Munday’s HM Queen Elizabeth II will be familiar. In 2003/04 Munday was commissioned by the Jersey Heritage Trust, to create the only holographic portrait of the Queen. The commission marked the island’s 800-year allegiance to the Crown. Munday said his aim was to create a starkly accurate and perhaps even shockingly realistic portrait of the monarch in a style never before seen or even allowed in the style of his ‘true’ laser holographic portraits while maintaining a sense of splendour. In 2011 Munday was further commissioned to create both a holograph of the Queen on the Jersey £100 note and a stamp: the first stamp to have a holograph. Alongside Munday’s portrait hangs M. D. Andrews’ rather more equivocal approach to the monarchy: Twilight of the Empire — a composite made up of partial images of the Queen, The Prince of Wales, The Duke of Cambridge and a Canadian Indian Chieftain. The piece was created to commemorate Andrews’ view of the decline of the monarchal sovereignty in former British territories over the Queen’s reign, by combining dynastic images of mother and grandmother with son and grandson and the regalia of a ruler from a very different tradition.

Much of Andrews’ work is representat-ional as in The Incident Series, a block of four images comprised of four smaller images, all unrelated and each sourced from the web.
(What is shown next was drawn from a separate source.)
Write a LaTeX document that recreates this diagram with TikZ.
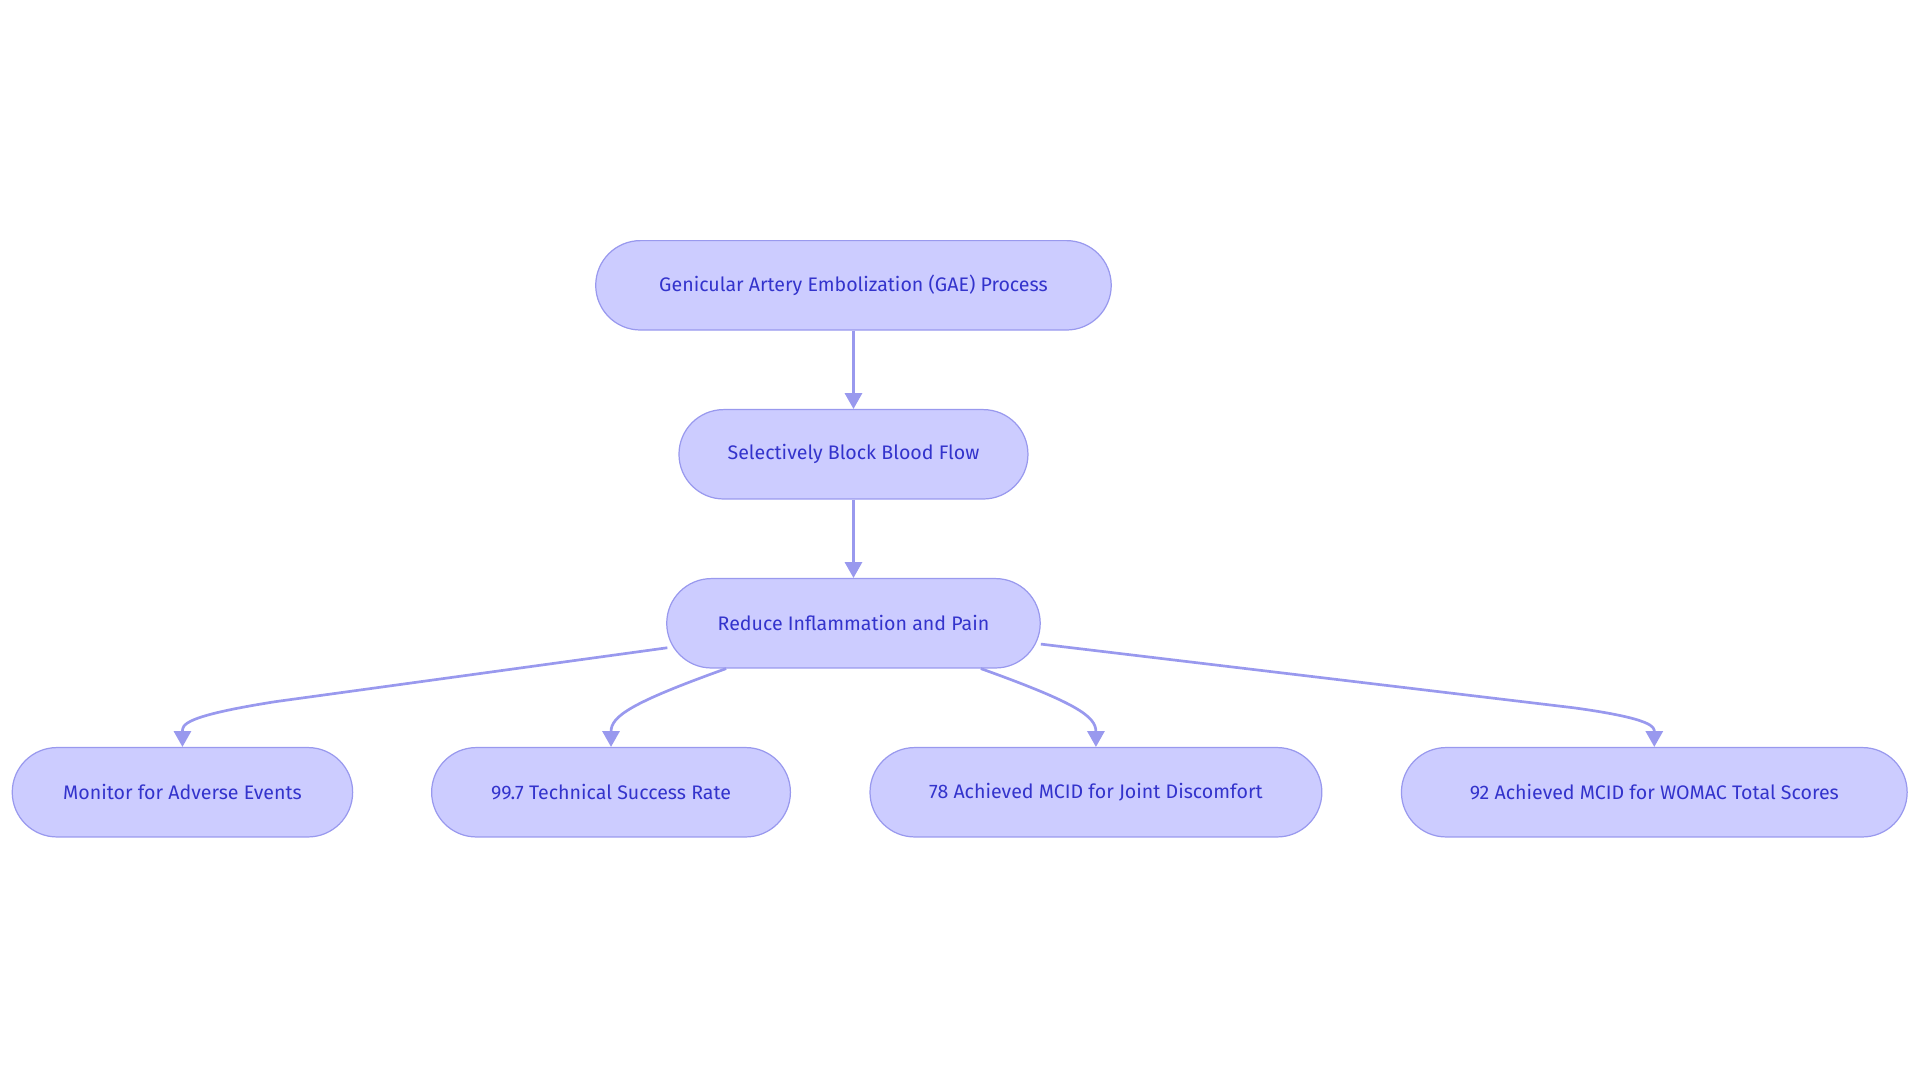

Andrews intends the seemingly random juxtapositions of the images to create personal responses from each person who sees them.

IDOL WAR presents what Andrews describes as ‘a modern-day Bayeux Tapestry’, featuring scanned images of the prelude to and subsequent events of the Iraq War. The opening square chants alternatively ‘All we are saying is Give peace (or Give war) a chance’. Embedded in are the image of a missile attack that transposes into a young boy, his head bandaged and both arms missing, lying defenceless. The series also includes portraits of the war’s instigators; Blair and Bush. Tanks are juxtaposed with prisoners and there are a number of images of an impassive Saddam, that speak loudly throughout the piece.